Copy each line containing the word "this" from the records that follow, please.

▶ [Lines of data]:
● ● ● ● ●

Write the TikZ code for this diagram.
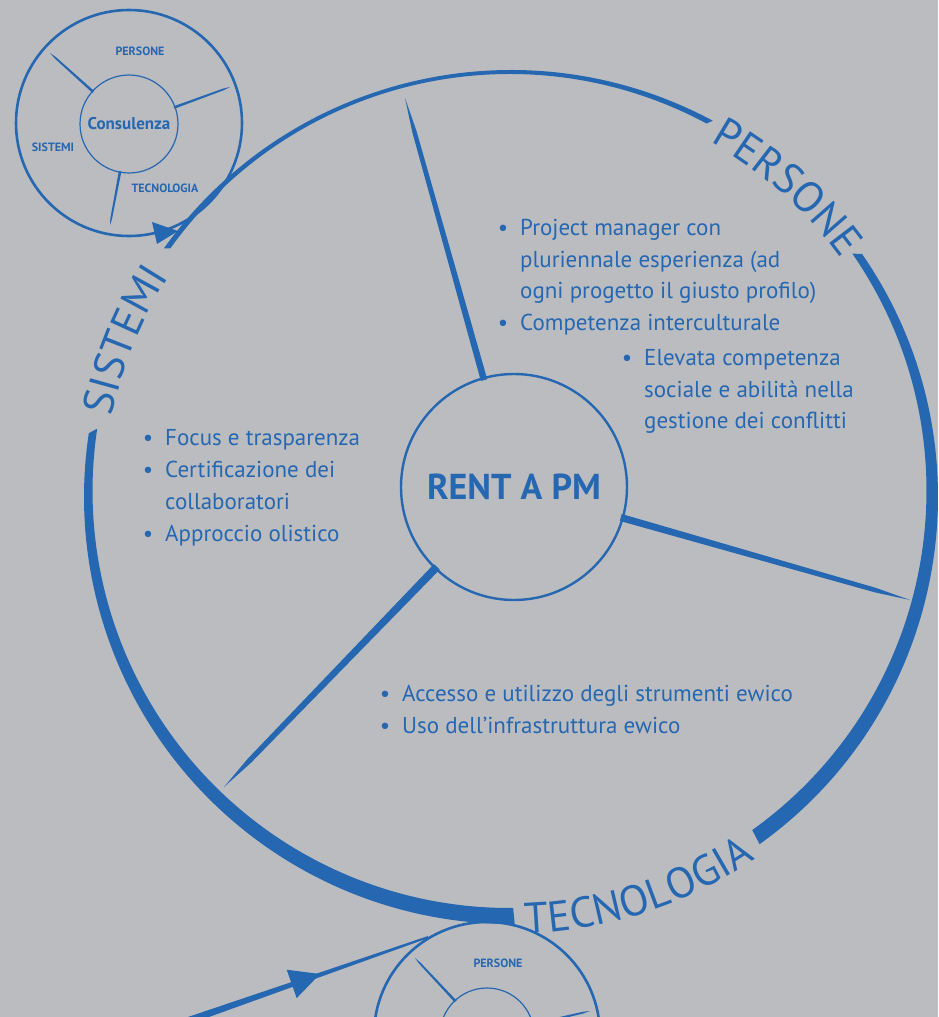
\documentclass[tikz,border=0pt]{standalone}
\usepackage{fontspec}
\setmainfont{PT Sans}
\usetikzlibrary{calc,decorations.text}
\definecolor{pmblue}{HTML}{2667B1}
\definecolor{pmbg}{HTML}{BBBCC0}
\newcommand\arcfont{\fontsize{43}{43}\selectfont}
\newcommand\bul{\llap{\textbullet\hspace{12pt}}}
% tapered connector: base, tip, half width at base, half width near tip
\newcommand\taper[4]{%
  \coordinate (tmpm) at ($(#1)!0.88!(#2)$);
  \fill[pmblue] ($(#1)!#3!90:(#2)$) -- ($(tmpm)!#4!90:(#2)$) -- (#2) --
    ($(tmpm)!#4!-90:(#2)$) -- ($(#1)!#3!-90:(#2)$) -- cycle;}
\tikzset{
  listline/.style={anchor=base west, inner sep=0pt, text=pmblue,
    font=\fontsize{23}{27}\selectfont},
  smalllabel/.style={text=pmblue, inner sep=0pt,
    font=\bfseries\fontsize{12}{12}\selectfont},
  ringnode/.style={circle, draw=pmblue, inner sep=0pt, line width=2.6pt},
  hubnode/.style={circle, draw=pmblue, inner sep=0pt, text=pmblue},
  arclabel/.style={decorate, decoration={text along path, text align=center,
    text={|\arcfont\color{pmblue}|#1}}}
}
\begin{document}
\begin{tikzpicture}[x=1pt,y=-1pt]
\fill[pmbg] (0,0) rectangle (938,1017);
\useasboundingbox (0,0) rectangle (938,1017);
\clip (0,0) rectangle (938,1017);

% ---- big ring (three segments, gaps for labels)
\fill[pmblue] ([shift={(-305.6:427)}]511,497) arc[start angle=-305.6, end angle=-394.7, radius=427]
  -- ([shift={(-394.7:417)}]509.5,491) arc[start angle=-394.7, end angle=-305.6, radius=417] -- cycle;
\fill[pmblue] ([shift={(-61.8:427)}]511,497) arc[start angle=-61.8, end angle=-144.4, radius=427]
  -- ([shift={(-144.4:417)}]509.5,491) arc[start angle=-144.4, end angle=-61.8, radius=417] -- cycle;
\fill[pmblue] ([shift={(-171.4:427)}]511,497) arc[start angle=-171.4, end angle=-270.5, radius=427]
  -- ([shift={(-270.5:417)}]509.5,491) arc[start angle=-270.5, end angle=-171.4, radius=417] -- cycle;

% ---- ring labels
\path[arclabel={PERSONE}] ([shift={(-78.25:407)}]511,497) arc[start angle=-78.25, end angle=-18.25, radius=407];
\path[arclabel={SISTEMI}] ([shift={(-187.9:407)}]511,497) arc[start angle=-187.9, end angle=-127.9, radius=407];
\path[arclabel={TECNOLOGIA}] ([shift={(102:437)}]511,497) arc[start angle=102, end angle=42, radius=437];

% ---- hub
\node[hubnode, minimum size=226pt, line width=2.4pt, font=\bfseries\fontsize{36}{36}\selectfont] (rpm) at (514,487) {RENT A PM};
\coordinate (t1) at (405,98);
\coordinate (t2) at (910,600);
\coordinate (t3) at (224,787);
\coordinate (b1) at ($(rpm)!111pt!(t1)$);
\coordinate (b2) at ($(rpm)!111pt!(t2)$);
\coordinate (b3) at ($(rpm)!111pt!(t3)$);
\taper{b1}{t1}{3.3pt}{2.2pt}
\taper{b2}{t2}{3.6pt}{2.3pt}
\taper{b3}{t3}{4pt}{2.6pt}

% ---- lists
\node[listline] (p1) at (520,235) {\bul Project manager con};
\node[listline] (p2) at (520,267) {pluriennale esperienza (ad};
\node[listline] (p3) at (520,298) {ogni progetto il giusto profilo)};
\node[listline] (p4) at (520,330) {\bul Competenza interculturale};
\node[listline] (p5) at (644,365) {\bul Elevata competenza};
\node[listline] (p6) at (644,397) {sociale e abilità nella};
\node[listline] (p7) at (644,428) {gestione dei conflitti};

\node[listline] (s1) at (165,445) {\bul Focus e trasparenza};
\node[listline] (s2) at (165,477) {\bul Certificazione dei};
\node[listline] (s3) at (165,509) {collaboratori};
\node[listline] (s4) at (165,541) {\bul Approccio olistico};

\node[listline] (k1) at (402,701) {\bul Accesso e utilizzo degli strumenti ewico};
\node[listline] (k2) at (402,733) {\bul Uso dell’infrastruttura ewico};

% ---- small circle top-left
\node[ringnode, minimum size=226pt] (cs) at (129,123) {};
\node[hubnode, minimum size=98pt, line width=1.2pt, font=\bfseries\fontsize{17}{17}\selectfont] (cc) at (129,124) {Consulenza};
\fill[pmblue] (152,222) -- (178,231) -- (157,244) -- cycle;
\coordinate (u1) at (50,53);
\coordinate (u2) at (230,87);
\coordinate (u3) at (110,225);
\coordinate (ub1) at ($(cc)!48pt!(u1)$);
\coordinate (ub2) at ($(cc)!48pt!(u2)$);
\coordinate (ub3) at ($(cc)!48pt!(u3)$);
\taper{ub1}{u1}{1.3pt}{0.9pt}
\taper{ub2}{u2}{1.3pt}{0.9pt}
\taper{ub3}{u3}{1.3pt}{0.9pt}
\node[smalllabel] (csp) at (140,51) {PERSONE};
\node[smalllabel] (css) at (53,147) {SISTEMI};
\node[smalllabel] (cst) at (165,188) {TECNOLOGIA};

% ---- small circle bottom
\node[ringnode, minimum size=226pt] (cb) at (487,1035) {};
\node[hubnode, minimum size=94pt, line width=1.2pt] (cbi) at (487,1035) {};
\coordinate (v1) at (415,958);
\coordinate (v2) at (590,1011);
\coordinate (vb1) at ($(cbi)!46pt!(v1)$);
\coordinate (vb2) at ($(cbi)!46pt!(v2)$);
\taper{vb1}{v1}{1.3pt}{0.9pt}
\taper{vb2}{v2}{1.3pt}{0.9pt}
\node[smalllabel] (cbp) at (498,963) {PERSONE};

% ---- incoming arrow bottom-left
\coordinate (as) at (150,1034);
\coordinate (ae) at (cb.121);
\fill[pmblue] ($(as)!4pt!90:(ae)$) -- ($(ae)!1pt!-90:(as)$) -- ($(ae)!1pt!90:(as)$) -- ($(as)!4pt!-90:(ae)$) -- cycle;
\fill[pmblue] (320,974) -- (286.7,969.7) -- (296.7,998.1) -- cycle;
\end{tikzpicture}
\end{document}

● ● ● ● ●

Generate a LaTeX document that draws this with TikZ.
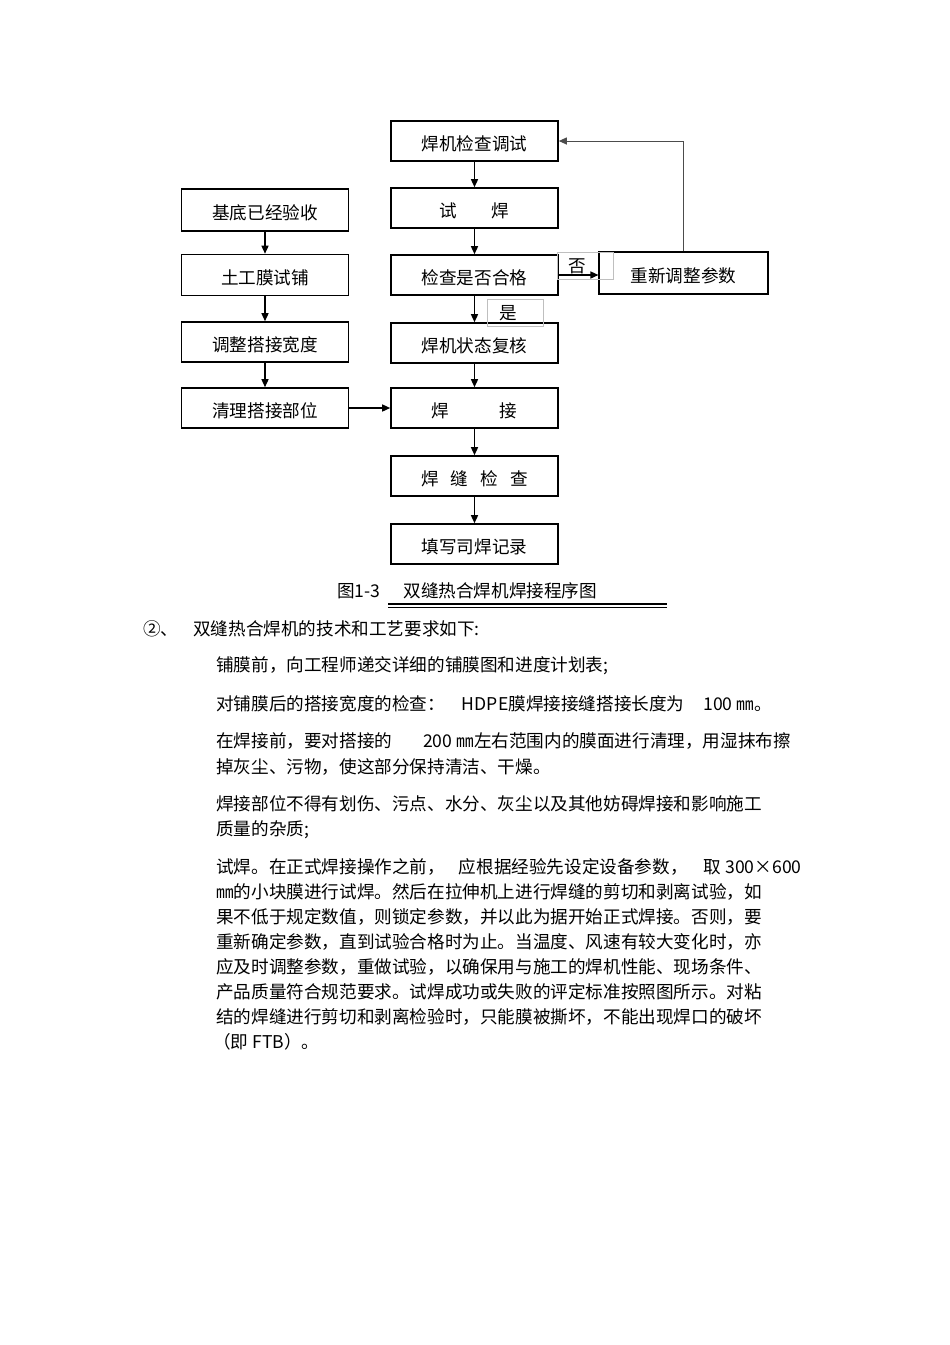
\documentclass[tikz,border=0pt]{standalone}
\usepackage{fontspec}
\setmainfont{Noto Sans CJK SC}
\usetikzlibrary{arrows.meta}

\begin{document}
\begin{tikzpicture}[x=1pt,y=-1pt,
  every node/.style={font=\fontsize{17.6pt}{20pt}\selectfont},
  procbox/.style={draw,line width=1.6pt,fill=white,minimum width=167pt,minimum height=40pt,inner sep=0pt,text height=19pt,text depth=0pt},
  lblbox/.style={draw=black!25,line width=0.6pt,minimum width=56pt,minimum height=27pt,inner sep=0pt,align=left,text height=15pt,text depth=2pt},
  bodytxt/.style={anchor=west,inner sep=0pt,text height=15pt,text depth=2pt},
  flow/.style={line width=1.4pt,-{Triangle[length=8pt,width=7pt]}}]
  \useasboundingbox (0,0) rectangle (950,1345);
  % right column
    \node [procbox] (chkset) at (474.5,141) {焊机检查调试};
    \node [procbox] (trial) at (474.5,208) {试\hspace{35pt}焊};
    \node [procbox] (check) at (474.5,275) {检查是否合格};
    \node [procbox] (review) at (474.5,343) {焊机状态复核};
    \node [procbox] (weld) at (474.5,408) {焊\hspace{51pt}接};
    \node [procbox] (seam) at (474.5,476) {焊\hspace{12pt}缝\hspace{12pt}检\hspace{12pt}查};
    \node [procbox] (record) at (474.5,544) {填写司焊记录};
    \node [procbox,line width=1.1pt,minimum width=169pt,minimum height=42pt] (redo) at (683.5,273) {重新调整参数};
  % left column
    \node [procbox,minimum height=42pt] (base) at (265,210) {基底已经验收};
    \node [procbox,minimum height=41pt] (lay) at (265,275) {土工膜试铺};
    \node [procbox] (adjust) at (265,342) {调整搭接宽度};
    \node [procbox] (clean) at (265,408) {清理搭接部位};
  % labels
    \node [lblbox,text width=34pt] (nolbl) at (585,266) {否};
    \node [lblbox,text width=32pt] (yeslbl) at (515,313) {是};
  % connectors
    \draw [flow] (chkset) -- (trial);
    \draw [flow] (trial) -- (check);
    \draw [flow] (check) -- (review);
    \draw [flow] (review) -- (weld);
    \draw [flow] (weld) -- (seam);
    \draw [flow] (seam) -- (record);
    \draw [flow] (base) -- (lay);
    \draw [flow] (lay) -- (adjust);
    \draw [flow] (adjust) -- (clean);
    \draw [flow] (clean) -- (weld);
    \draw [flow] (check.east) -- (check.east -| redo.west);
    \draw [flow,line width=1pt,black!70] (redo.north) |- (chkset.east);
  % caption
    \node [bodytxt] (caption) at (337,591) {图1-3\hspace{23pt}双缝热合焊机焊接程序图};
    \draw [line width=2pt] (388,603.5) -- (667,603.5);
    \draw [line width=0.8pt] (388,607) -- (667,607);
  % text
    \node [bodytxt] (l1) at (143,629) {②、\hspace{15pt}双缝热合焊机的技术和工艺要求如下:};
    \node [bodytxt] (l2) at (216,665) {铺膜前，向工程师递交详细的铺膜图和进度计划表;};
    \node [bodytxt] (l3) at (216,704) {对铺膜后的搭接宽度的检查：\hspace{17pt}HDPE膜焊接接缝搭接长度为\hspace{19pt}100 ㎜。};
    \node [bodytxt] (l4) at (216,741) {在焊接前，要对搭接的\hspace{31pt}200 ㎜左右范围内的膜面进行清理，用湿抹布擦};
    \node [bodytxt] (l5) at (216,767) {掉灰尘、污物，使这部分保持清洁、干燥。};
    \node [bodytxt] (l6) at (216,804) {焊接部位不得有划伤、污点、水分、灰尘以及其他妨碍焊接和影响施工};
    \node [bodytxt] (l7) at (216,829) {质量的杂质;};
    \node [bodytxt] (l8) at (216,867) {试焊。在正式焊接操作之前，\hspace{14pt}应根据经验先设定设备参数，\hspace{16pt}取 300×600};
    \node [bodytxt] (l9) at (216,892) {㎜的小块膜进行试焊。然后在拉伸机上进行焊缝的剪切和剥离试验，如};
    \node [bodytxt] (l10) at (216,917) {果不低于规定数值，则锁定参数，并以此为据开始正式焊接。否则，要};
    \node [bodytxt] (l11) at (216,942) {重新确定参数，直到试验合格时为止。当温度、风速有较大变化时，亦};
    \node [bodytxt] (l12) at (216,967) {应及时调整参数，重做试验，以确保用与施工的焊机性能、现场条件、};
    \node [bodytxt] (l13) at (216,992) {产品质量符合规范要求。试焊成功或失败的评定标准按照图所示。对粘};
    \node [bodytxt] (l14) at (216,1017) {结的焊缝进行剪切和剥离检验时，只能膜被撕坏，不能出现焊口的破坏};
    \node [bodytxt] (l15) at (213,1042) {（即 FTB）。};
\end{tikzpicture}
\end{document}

● ● ● ● ●

▶ [Written answer]:
Write the TikZ code for this diagram.
Generate a LaTeX document that draws this with TikZ.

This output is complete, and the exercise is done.